Taking our sin seriously and experiencing the joy of repentance can and should come in many forms. Surely we have had times where our brokenness over sin has led to genuine godly grief and tears have flowed. But there are often times genuine repentance takes place in the midst of ordinary life.
Here is a brief personal vignette:
I have some friends that raise chickens. One night, they were telling us about the death of a chicken and my buddy mentioned that chickens will often pluck the eyes out of their dead counterparts. He even said as a joke that if you lied down out there, they would pluck your eyes out. My young son, Wyatt, loves the chickens.
I was at work remembering the conversation with my friend and realizing my son was over at their house. I had the ridiculous picture of my son lying down near the chickens and getting his eyes plucked out. I realize this sounds quite silly, but it caused real anxiety in me. I called my wife and couldn’t get in touch with her. I was going to have her check on Wyatt’s eyes. Then the Lord brought to mind a struggle of mine.
I have realized more and more that I struggle to trust God with my kids. I often feel the need to over-control situations because, frankly, I don’t trust God. I happen to be dwelling on Psalm 130 that week, and I remembered the Psalmist exhortation at the end: “O Israel, hope in the Lord!” I then began tell myself, “Jake, hope in the Lord!” A sweet joy came over my heart as I ventured from lies to truth, sinful disobedience to Spirit-led obedience.

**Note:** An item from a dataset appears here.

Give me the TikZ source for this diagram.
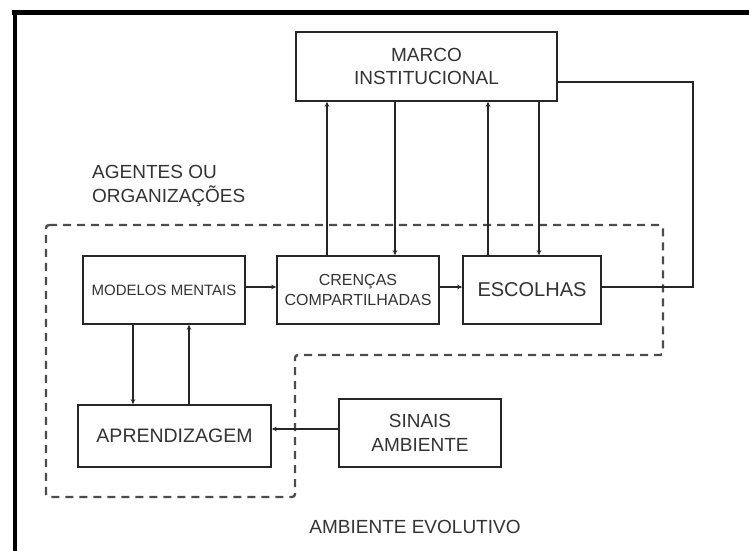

This is a picture of repentance in the everyday rhythm of life. If we are to be more consistent and genuine in our repentance, we must realize God grants this gift in many different forms, although the substance is the same. Whether at church, at home, at work, or anywhere else, joy can be had if we simply focus on the One who offers it to us.

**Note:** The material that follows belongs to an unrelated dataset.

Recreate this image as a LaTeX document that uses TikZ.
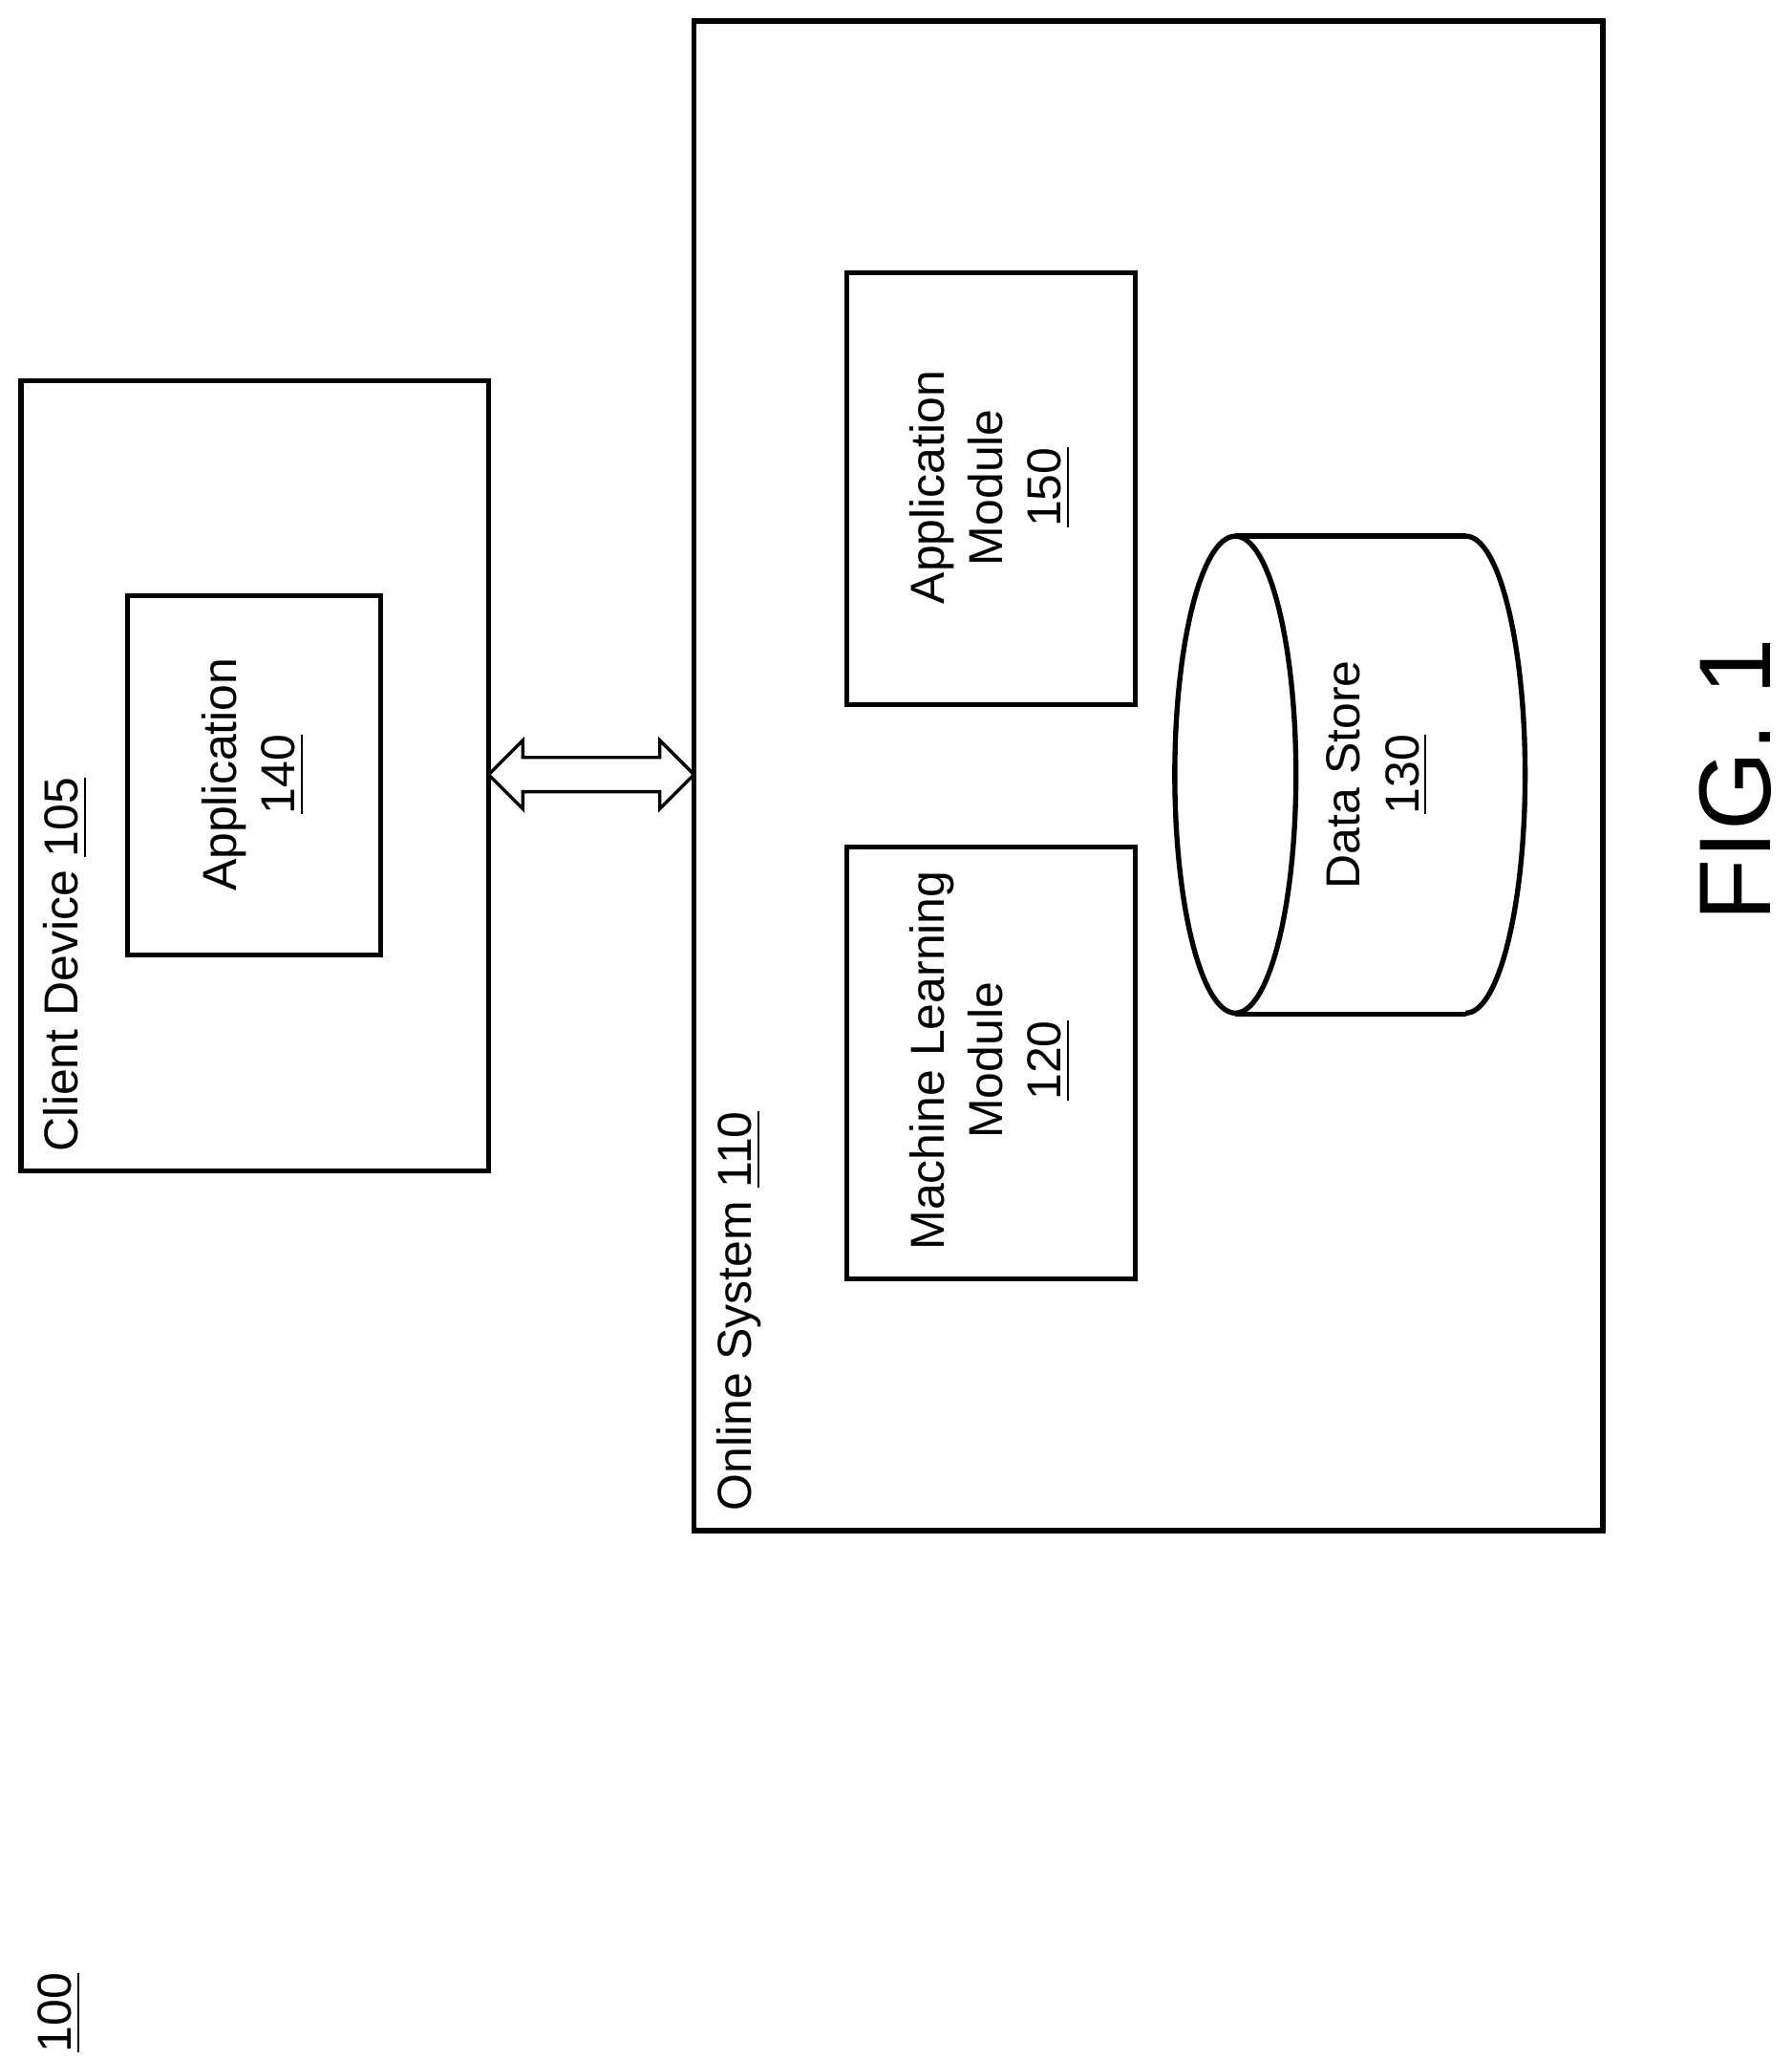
\documentclass[tikz,border=0pt]{standalone}
\usepackage{fontspec}
\setmainfont{Liberation Sans}
\begin{document}
\begin{tikzpicture}[x=0.01cm,y=-0.01cm,line width=1.1pt,
 lbl/.style={rotate=90,font=\fontsize{10.3}{12.6}\selectfont,align=center,inner sep=0pt}]
\useasboundingbox (0,0) rectangle (1360,1563);
\draw (16,289) rectangle (371,889);
\draw (97,452) rectangle (289,725);
\draw (527,16) rectangle (1217,1162);
\draw (643,207) rectangle (862,535);
\draw (643,643) rectangle (862,971);
% cylinder
\draw (938,588) ellipse [x radius=46, y radius=181];
\draw (938,407) -- (1113,407);
\draw (938,770) -- (1113,770);
\draw (1113,407) arc[start angle=-90, end angle=90, x radius=45, y radius=181];
% double arrow
\draw[line width=0.7pt] (371,588) -- (397,562) -- (397,575) -- (501,575) -- (501,562) -- (527,588) -- (501,614) -- (501,601) -- (397,601) -- (397,614) -- cycle;
\node[lbl,anchor=west] (cd) at (50,876) {Client Device \underline{105}};
\node[lbl,anchor=west] (os) at (561,1149) {Online System \underline{110}};
\node[lbl] (app) at (192,588) {Application\\\underline{140}};
\node[lbl] (am) at (752,370) {Application\\Module\\\underline{150}};
\node[lbl] (ml) at (752,805) {Machine Learning\\Module\\\underline{120}};
\node[lbl] (ds) at (1046,588) {Data Store\\\underline{130}};
\node[lbl] (n100) at (45,1528) {\underline{100}};
\node[lbl,font=\fontsize{22}{26}\selectfont] (fig) at (1318,592) {FIG. 1};
\end{tikzpicture}
\end{document}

4. Biblical Repentance Is Sought in Community
It’s important to note that these three aspects of repentance should not be sought alone. There is great joy in seeing a sister who has been asking God to mold her into the image of his Son come to the place of repentance. Joy abounds. It’s beautiful to be a part of a community where people don’t just talk about some abstract theology of repentance, but who actually point each other to the God who grants repentance. As with most things, it is hard to be a pointer if you aren’t a practitioner. But as you swim in the abundant grace available for you in repentance, your spirit will be renewed.
As we walk through the highs and lows of life with others, we shouldn’t feel a heavy burden to “fix” them our make sure they “get it.” We continually walk humbly with them, trusting them to the only One who is able to save. The Psalms are very helpful in this regard. We see men experiencing and interacting with God. We don’t merely want people to see their sin; we want them to see their sin in relationship to a holy, forgiving God.
Repentance is not simply an individual affair. Repentance experienced in community allows us to share in each other’s joy and marvel at God’s good grace. So take heart, and seek him for the gift of repentance. May the Spirit blow a fresh wind into your soul. And may you have the courage to share it with others.